The Cayman GT4-sourced 3.8-liter flat-six fires up every time without protest and produces thick power at virtually every engine rpm. The carcinogen-free brakes are stellar. With a final weight of 2,422 pounds, a full 648 fewer than the Boxster Spyder upon which it’s based, the Bergspyder came in just over then-CEO Matthias Müller’s sub-1,000-kg (2,204-pound) target. Modern homologation limitations, however, kept the concept from becoming a production reality: It couldn’t meet Germany’s requirements, relegating it to a one-off that usually resides in the Porsche Museum collection along with the 909 it pays homage to.
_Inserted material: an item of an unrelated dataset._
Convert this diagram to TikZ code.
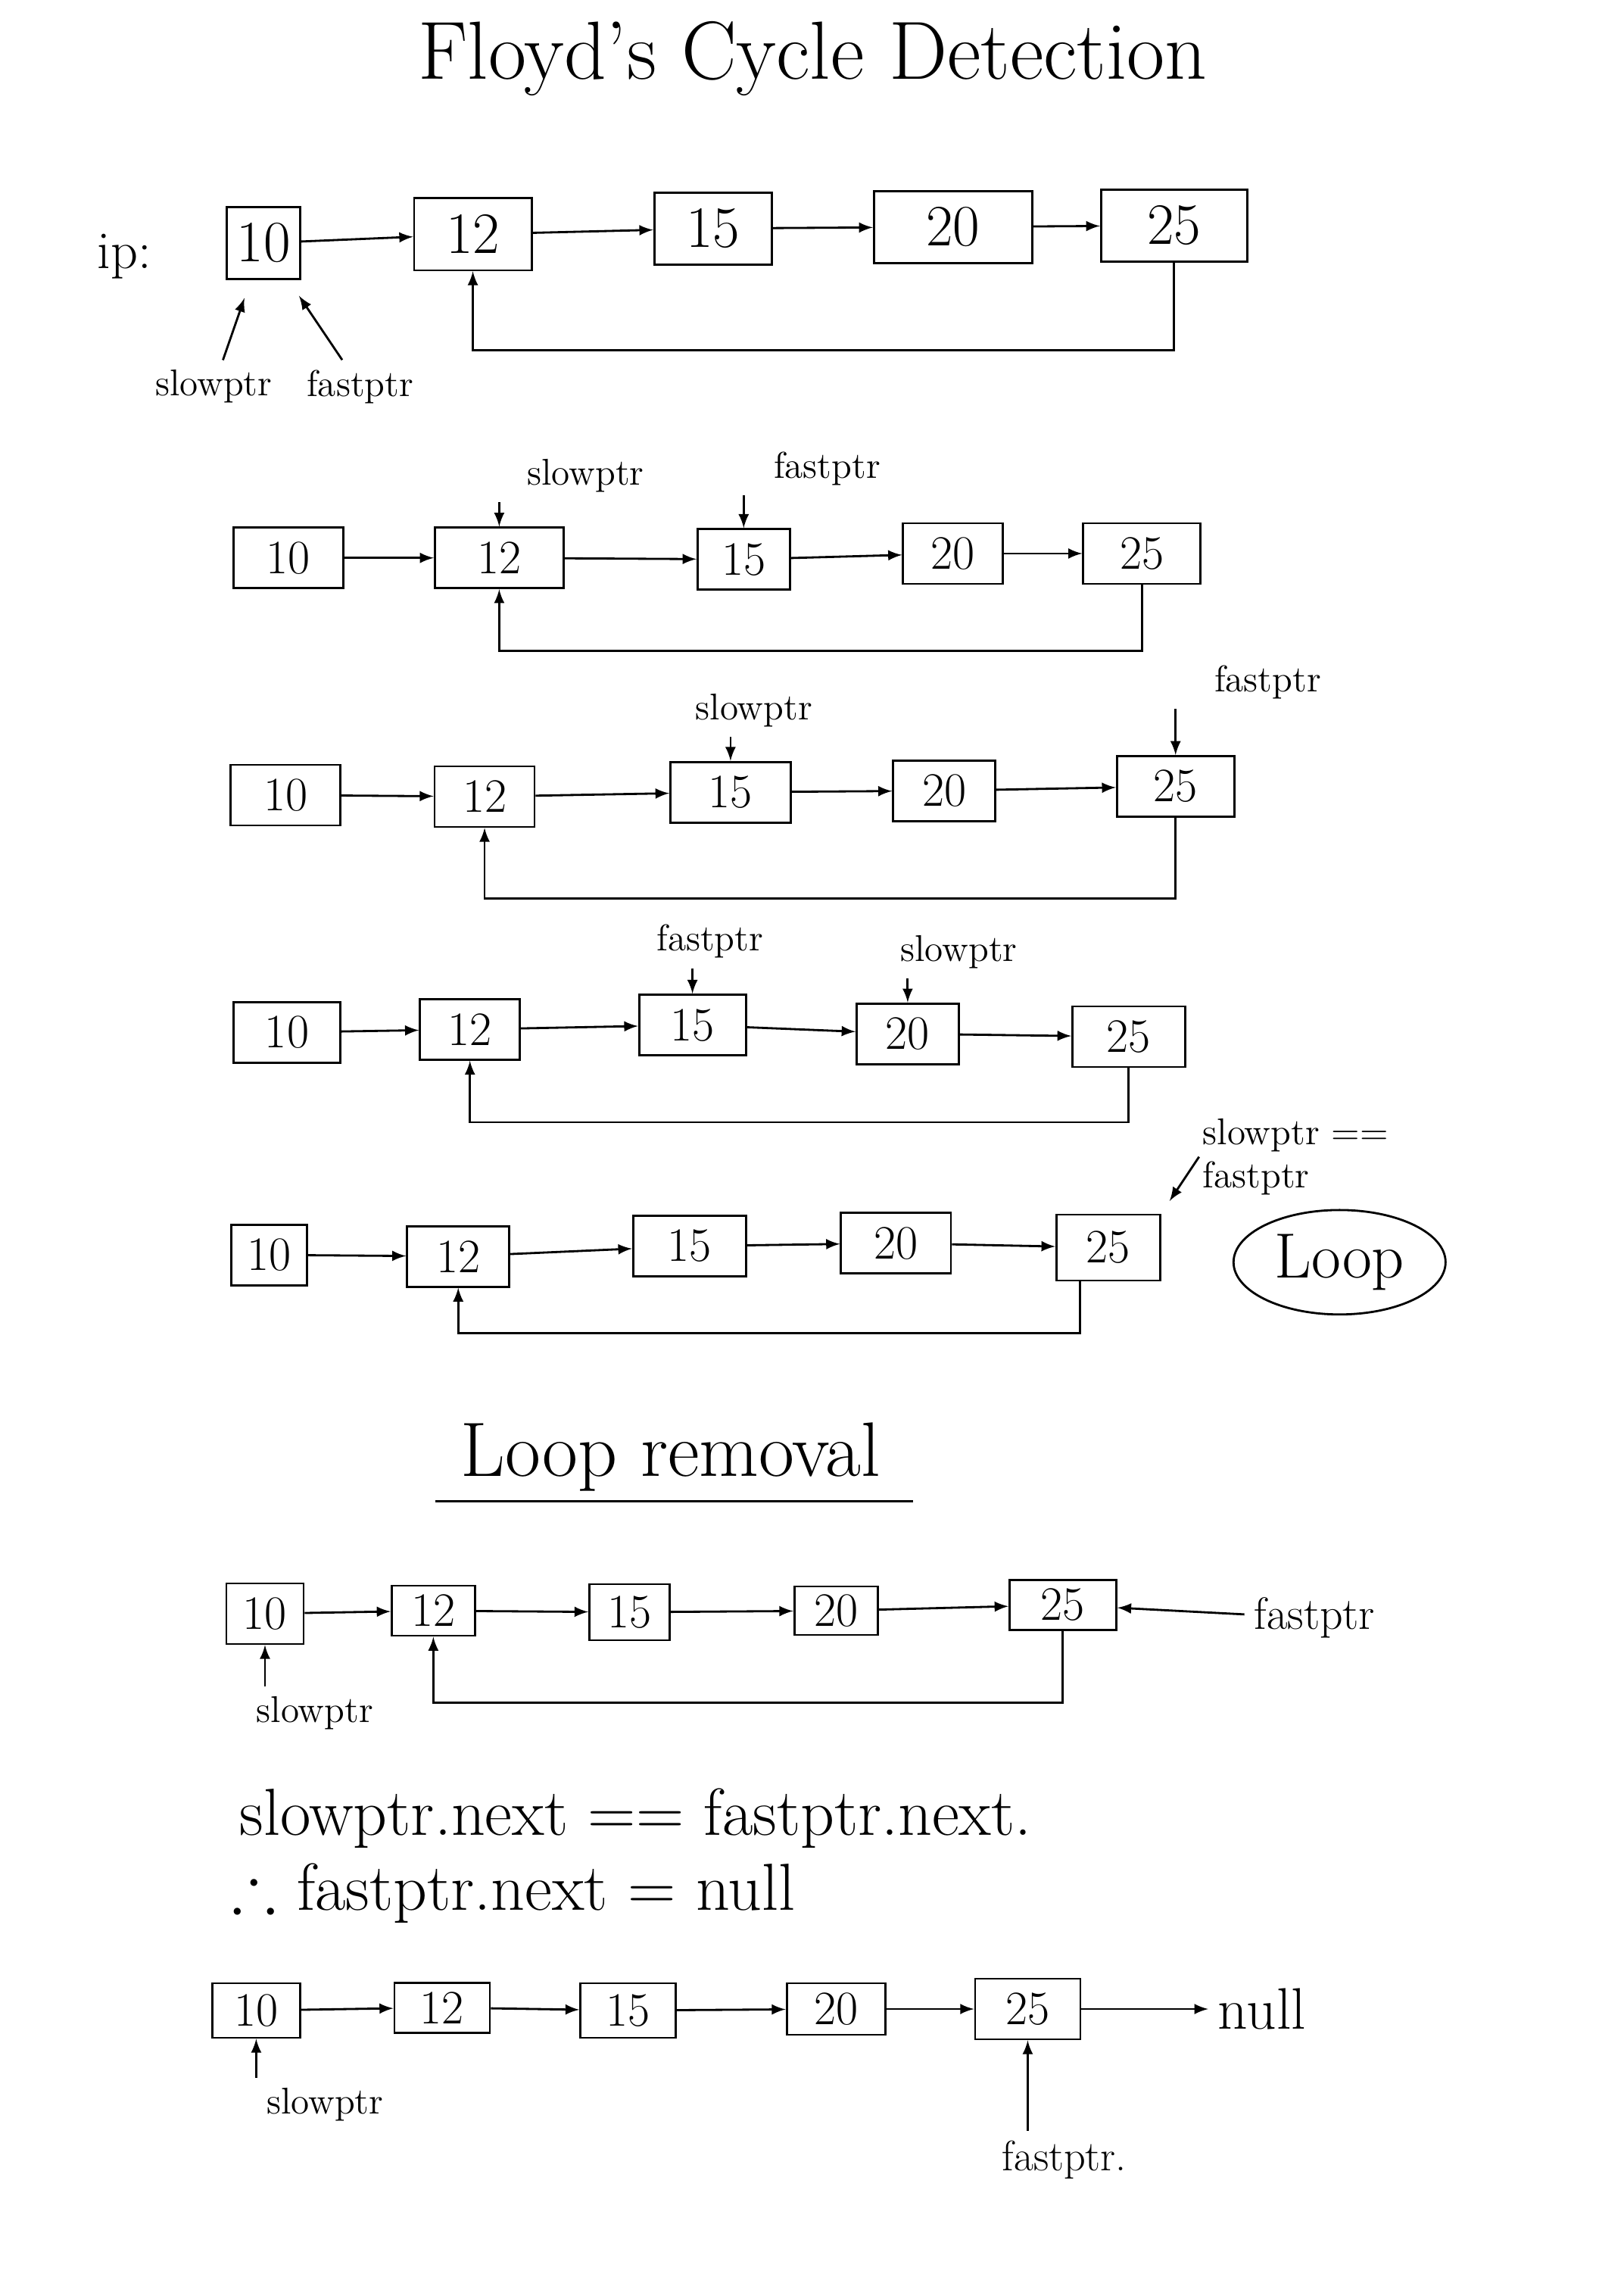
\documentclass[tikz,border=0pt]{standalone}
\usepackage{amssymb}
\usetikzlibrary{shapes.geometric}
\tikzset{
  cell/.style={rectangle, draw, thick, text centered, minimum height=0.8cm, inner sep=2pt, font=\fontsize{18}{20}\selectfont},
  bigcell/.style={cell, minimum height=0.95cm, font=\fontsize{22}{24}\selectfont},
  ptr/.style={font=\fontsize{14}{16}\selectfont},
  note/.style={anchor=west, inner sep=0pt, font=\fontsize{25}{28}\selectfont},
}
\begin{document}
\begin{tikzpicture}[x=0.01934cm, y=-0.01934cm, thick]
\useasboundingbox (0,0) rectangle (1092,1568);

%Title
\node (title) at (555,40) [font=\fontsize{31}{36}\selectfont] {Floyd's Cycle Detection};

%Row 1
\node (ip) at (85,175) [font=\fontsize{20}{24}\selectfont] {ip:};
\node (r1v10) at (180,166) [bigcell, minimum width=0.97cm] {10};
\node (r1v12) at (323,160) [bigcell, minimum width=1.55cm] {12};
\node (r1v15) at (487,156) [bigcell, minimum width=1.55cm] {15};
\node (r1v20) at (651,155) [bigcell, minimum width=2.09cm] {20};
\node (r1v25) at (802,154) [bigcell, minimum width=1.93cm] {25};
\node (r1slow) at (146,264) [ptr] {slowptr};
\node (r1fast) at (246,264) [ptr] {fastptr};
\draw [-latex] (r1v10) -- (r1v12);
\draw [-latex] (r1v12) -- (r1v15);
\draw [-latex] (r1v15) -- (r1v20);
\draw [-latex] (r1v20) -- (r1v25);
\draw [-latex] (r1v25.south) -- ++(0,60) -| (r1v12.south);
\draw [-latex, shorten >=0.25cm] (r1slow) -- (r1v10);
\draw [-latex, shorten >=0.25cm] (r1fast) -- (r1v10);

%Row 2
\node (r2v10) at (197,381) [cell, minimum width=1.45cm] {10};
\node (r2v12) at (341,381) [cell, minimum width=1.7cm] {12};
\node (r2v15) at (508,382) [cell, minimum width=1.22cm] {15};
\node (r2v20) at (651,378) [cell, minimum width=1.32cm] {20};
\node (r2v25) at (780,378) [cell, minimum width=1.55cm] {25};
\node (r2slow) at (400,325) [ptr] {slowptr};
\node (r2fast) at (565,320) [ptr] {fastptr};
\draw [-latex] (r2v10) -- (r2v12);
\draw [-latex] (r2v12) -- (r2v15);
\draw [-latex] (r2v15) -- (r2v20);
\draw [-latex] (r2v20) -- (r2v25);
\draw [-latex] (r2v25.south) -- ++(0,45) -| (r2v12.south);
\draw [-latex] (r2slow.south -| r2v12) -- (r2v12);
\draw [-latex] (r2fast.south -| r2v15) -- (r2v15);

%Row 3
\node (r3v10) at (195,543) [cell, minimum width=1.45cm] {10};
\node (r3v12) at (331,544) [cell, minimum width=1.32cm] {12};
\node (r3v15) at (499,541) [cell, minimum width=1.59cm] {15};
\node (r3v20) at (645,540) [cell, minimum width=1.35cm] {20};
\node (r3v25) at (803,537) [cell, minimum width=1.55cm] {25};
\node (r3slow) at (515,485) [ptr] {slowptr};
\node (r3fast) at (866,466) [ptr] {fastptr};
\draw [-latex] (r3v10) -- (r3v12);
\draw [-latex] (r3v12) -- (r3v15);
\draw [-latex] (r3v15) -- (r3v20);
\draw [-latex] (r3v20) -- (r3v25);
\draw [-latex] (r3v25.south) -- ++(0,55) -| (r3v12.south);
\draw [-latex] (r3slow.south -| r3v15) -- (r3v15);
\draw [-latex] (r3fast.south -| r3v25) -- (r3v25);

%Row 4
\node (r4v10) at (196,705) [cell, minimum width=1.41cm] {10};
\node (r4v12) at (321,703) [cell, minimum width=1.32cm] {12};
\node (r4v15) at (473,700) [cell, minimum width=1.41cm] {15};
\node (r4v20) at (620,706) [cell, minimum width=1.35cm] {20};
\node (r4v25) at (771,708) [cell, minimum width=1.49cm] {25};
\node (r4fast) at (485,643) [ptr] {fastptr};
\node (r4slow) at (655,650) [ptr] {slowptr};
\draw [-latex] (r4v10) -- (r4v12);
\draw [-latex] (r4v12) -- (r4v15);
\draw [-latex] (r4v15) -- (r4v20);
\draw [-latex] (r4v20) -- (r4v25);
\draw [-latex] (r4v25.south) -- ++(0,37) -| (r4v12.south);
\draw [-latex] (r4fast.south -| r4v15) -- (r4v15);
\draw [-latex] (r4slow.south -| r4v20) -- (r4v20);

%Row 5
\node (r5v10) at (184,857) [cell, minimum width=1.0cm] {10};
\node (r5v12) at (313,858) [cell, minimum width=1.35cm] {12};
\node (r5v15) at (471,851) [cell, minimum width=1.49cm] {15};
\node (r5v20) at (612,849) [cell, minimum width=1.45cm] {20};
\node (r5v25) at (757,852) [cell, minimum width=1.37cm, minimum height=0.87cm] {25};
\node (r5eq) at (885,790) [ptr, align=left, inner sep=1pt] {slowptr ==\\fastptr};
\node (loop) at (915,862) [ellipse, draw, minimum width=2.8cm, minimum height=1.35cm, font=\fontsize{24}{28}\selectfont] {Loop};
\draw [-latex] (r5v10) -- (r5v12);
\draw [-latex] (r5v12) -- (r5v15);
\draw [-latex] (r5v15) -- (r5v20);
\draw [-latex] (r5v20) -- (r5v25);
\draw [-latex] ([xshift=-0.37cm]r5v25.south) -- ++(0,35) -| (r5v12.south);
\draw [-latex, shorten >=0.2cm] (r5eq.west) -- (r5v25.north east);

%Loop removal
\node (lr) at (458,995) [font=\fontsize{29}{33}\selectfont] {Loop removal};
\draw ([xshift=-0.2cm]lr.south west) -- ([xshift=0.3cm]lr.south east);

%Row 6
\node (r6v10) at (181,1102) [cell, minimum width=1.02cm] {10};
\node (r6v12) at (296,1100) [cell, minimum width=1.1cm, minimum height=0.66cm] {12};
\node (r6v15) at (430,1101) [cell, minimum width=1.06cm, minimum height=0.74cm] {15};
\node (r6v20) at (571,1100) [cell, minimum width=1.1cm, minimum height=0.64cm] {20};
\node (r6v25) at (726,1096) [cell, minimum width=1.41cm, minimum height=0.66cm] {25};
\node (r6slow) at (215,1170) [ptr] {slowptr};
\node (r6fast) at (898,1105) [ptr, font=\fontsize{17}{20}\selectfont] {fastptr};
\draw [-latex] (r6v10) -- (r6v12);
\draw [-latex] (r6v12) -- (r6v15);
\draw [-latex] (r6v15) -- (r6v20);
\draw [-latex] (r6v20) -- (r6v25);
\draw [-latex] (r6v25.south) -- ++(0,49) -| (r6v12.south);
\draw [-latex] (r6slow.north -| r6v10) -- (r6v10);
\draw [-latex] (r6fast) -- (r6v25);

%Condition
\node (eq1) at (163,1242) [note] {slowptr.next == fastptr.next.};
\node (eq2) at (158,1293) [note] {$\therefore$ fastptr.next = null};

%Row 7
\node (r7v10) at (175,1373) [cell, minimum width=1.16cm, minimum height=0.72cm] {10};
\node (r7v12) at (302,1371) [cell, minimum width=1.26cm, minimum height=0.66cm] {12};
\node (r7v15) at (429,1373) [cell, minimum width=1.26cm, minimum height=0.72cm] {15};
\node (r7v20) at (571,1372) [cell, minimum width=1.3cm, minimum height=0.68cm] {20};
\node (r7v25) at (702,1372) [cell, minimum width=1.39cm] {25};
\node (null) at (862,1372) [font=\fontsize{22}{26}\selectfont] {null};
\node (r7slow) at (222,1437) [ptr] {slowptr};
\node (r7fast) at (727,1475) [ptr, font=\fontsize{16}{18}\selectfont] {fastptr.};
\draw [-latex] (r7v10) -- (r7v12);
\draw [-latex] (r7v12) -- (r7v15);
\draw [-latex] (r7v15) -- (r7v20);
\draw [-latex] (r7v20) -- (r7v25);
\draw [-latex] (r7v25) -- (null);
\draw [-latex] (r7slow.north -| r7v10) -- (r7v10);
\draw [-latex] (r7fast.north -| r7v25) -- (r7v25);

\end{tikzpicture}
\end{document}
Despite its arduous development process, the 909 only competed in two races in 1968 before Porsche retired it, as Ferrari’s promised hill climber didn’t arrive until the following year. Although it was an abrupt end to an ambitious effort, the 909 conceded to an even more grandiose project: the 917, whose next-level engineering brought the manufacturer its first outright win at Le Mans in 1970, becoming one of the most storied race cars in history.
As for the former, gravity proved a constant, unceasing enemy; during its brief career, the 909 fought it ferociously. The tiny racer remains a striking artifact from a time when Porsche was on the cusp of a different era, one when the lessons learned from weight reduction would define the cornerstone of the brand’s identity, both on and off the track.